Shame there’s no sign of a wound on the body image that corresponds with all that blood, but that’s another story, one that has been addressed previously on this site, back in August. Suffice it to say that bloodstains on the Shroud (head, hair, wrist, feet, side, scourge marks should not be regarded as synonymous with wounds when (a) the latter are NOT apparent on the body image, AND (b) one is less than 100% certain that the Man on the Shroud is NOT a forgery, e.g. in which the blood was painted onto a wound-free body image to convey the impression of wounds.
But do I hear you say that the blood came first, did it not, so was unlikely to have been painted on? So we are told, but as I’ve said on a number of previous occasions here, the evidence for ‘blood first- body image second’ rests upon qualitative spot tests from just one laboratory with a protein-digesting enzyme on a microscope slide – hardly copper-bottomed evidence for so crucial a question.
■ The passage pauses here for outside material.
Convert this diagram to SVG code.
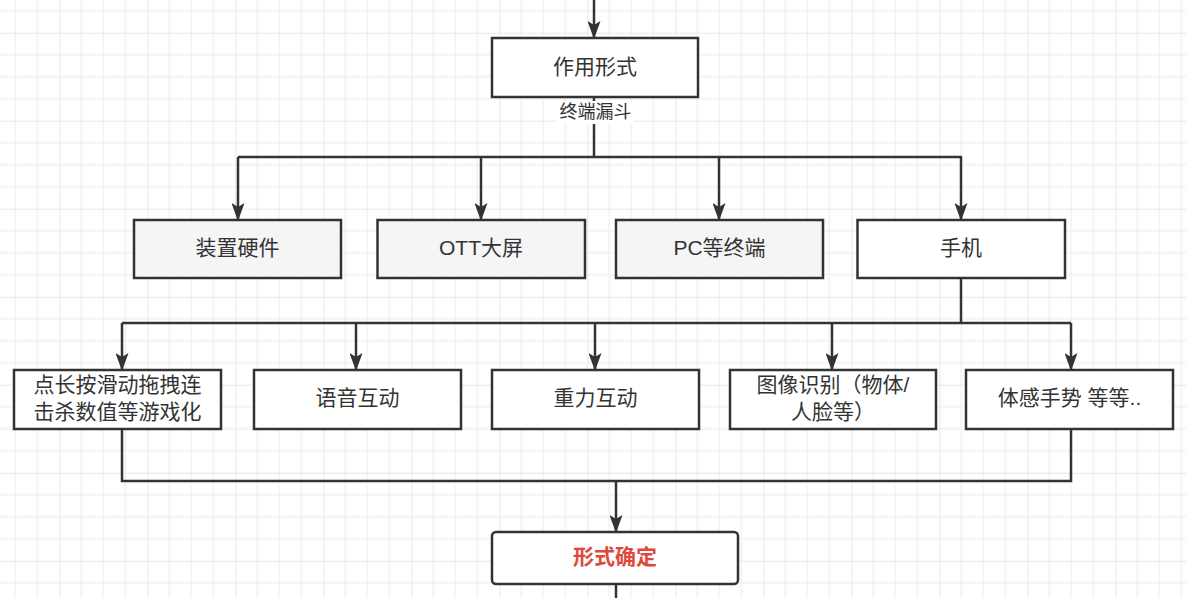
<svg xmlns="http://www.w3.org/2000/svg" width="1186" height="598" viewBox="0 0 1186 598">
<defs>
<pattern id="grid" patternUnits="userSpaceOnUse" x="59.3" y="32.7" width="88" height="88">
<path d="M22,0 V88 M44,0 V88 M66,0 V88 M0,22 H88 M0,44 H88 M0,66 H88" stroke="#f1f1f1" stroke-width="1.6" fill="none"/>
<path d="M0,0 V88 M0,0 H88" stroke="#e6e6e6" stroke-width="1.8" fill="none"/>
</pattern>
<marker id="arr" markerUnits="userSpaceOnUse" viewBox="0 0 18 13" markerWidth="18" markerHeight="13" refX="17" refY="6.5" orient="auto">
<path d="M0,0 L18,6.5 L0,13 L4,6.5 Z" fill="#333"/>
</marker>
</defs>
<style>
.box{fill:#fff;stroke:#333;stroke-width:2.5}
.gray{fill:#f5f5f5}
.t{font-family:"Liberation Sans","Noto Sans CJK SC",sans-serif;font-size:21px;fill:#333;text-anchor:middle;dominant-baseline:central}
.lbl{font-size:18px}
.red{fill:#e0483a;font-weight:bold}
.c{fill:none;stroke:#333;stroke-width:2.5}
.a{marker-end:url(#arr)}
</style>
<rect width="1186" height="598" fill="#fff"/>
<rect width="1186" height="598" fill="url(#grid)"/>
<g id="connectors">
<path class="c a" d="M594,0 V38"/>
<path class="c" d="M594,97 V157"/>
<path class="c" d="M238,157 H962"/>
<path class="c a" d="M238,157 V220"/>
<path class="c a" d="M481,157 V220"/>
<path class="c a" d="M719,157 V220"/>
<path class="c a" d="M961,157 V220"/>
<path class="c" d="M961,278 V323"/>
<path class="c" d="M122,323 H1071"/>
<path class="c a" d="M122,323 V370"/>
<path class="c a" d="M356,323 V370"/>
<path class="c a" d="M595,323 V370"/>
<path class="c a" d="M832,323 V370"/>
<path class="c a" d="M1071,323 V370"/>
<path class="c" d="M122,429 V481 H1071 V429"/>
<path class="c a" d="M616,481 V532"/>
<path class="c" d="M616,584 V598"/>
<rect x="557" y="101" width="77" height="23" fill="#fff"/>
<text class="t lbl" x="595.5" y="111.5">终端漏斗</text>
</g>
<g id="n1"><rect class="box" x="492" y="38" width="206" height="59"/><text class="t" x="595" y="66">作用形式</text></g>
<g id="n2"><rect class="box gray" x="134" y="220" width="207" height="58"/><text class="t" x="237.5" y="247">装置硬件</text></g>
<g id="n3"><rect class="box gray" x="377.5" y="220" width="207.5" height="58"/><text class="t" x="481" y="247">OTT大屏</text></g>
<g id="n4"><rect class="box gray" x="616" y="220" width="207" height="58"/><text class="t" x="719.5" y="247">PC等终端</text></g>
<g id="n5"><rect class="box" x="857.5" y="220" width="207.5" height="58"/><text class="t" x="961" y="247">手机</text></g>
<g id="n6"><rect class="box" x="14" y="370" width="207" height="59"/><text class="t" x="117.5" y="384.5">点长按滑动拖拽连</text><text class="t" x="117.5" y="411.5">击杀数值等游戏化</text></g>
<g id="n7"><rect class="box" x="254" y="370" width="207" height="59"/><text class="t" x="357.5" y="397.5">语音互动</text></g>
<g id="n8"><rect class="box" x="492" y="370" width="207" height="59"/><text class="t" x="595.5" y="397.5">重力互动</text></g>
<g id="n9"><rect class="box" x="730" y="370" width="206" height="59"/><text class="t" x="833" y="384.5">图像识别（物体/</text><text class="t" x="833" y="411.5">人脸等）</text></g>
<g id="n10"><rect class="box" x="966" y="370" width="207" height="59"/><text class="t" x="1069.5" y="397.5">体感手势 等等..</text></g>
<g id="n11"><rect class="box" x="492" y="532" width="246" height="52" rx="4"/><text class="t red" x="615" y="556.5">形式确定</text></g>
</svg>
It will be the anniversary of my first Shroud posting in just 3 days time. My next post will attempt to summarise my current, now better informed position after another 135 postings. It will include the crucial but neglected issue addressed above: which came first – blood or body image?
In 1781, The London Magazine mentions the use copper on Royal Navy ships. I like the phrase:
Admiral Keppel made a remark upon copper bottomed ships. He said they gave additional strength to the navy and he reproached Lord Sandwich with having refused to sheath only a few ships with copper at his request, when he had since ordered the whole navy to be sheathed.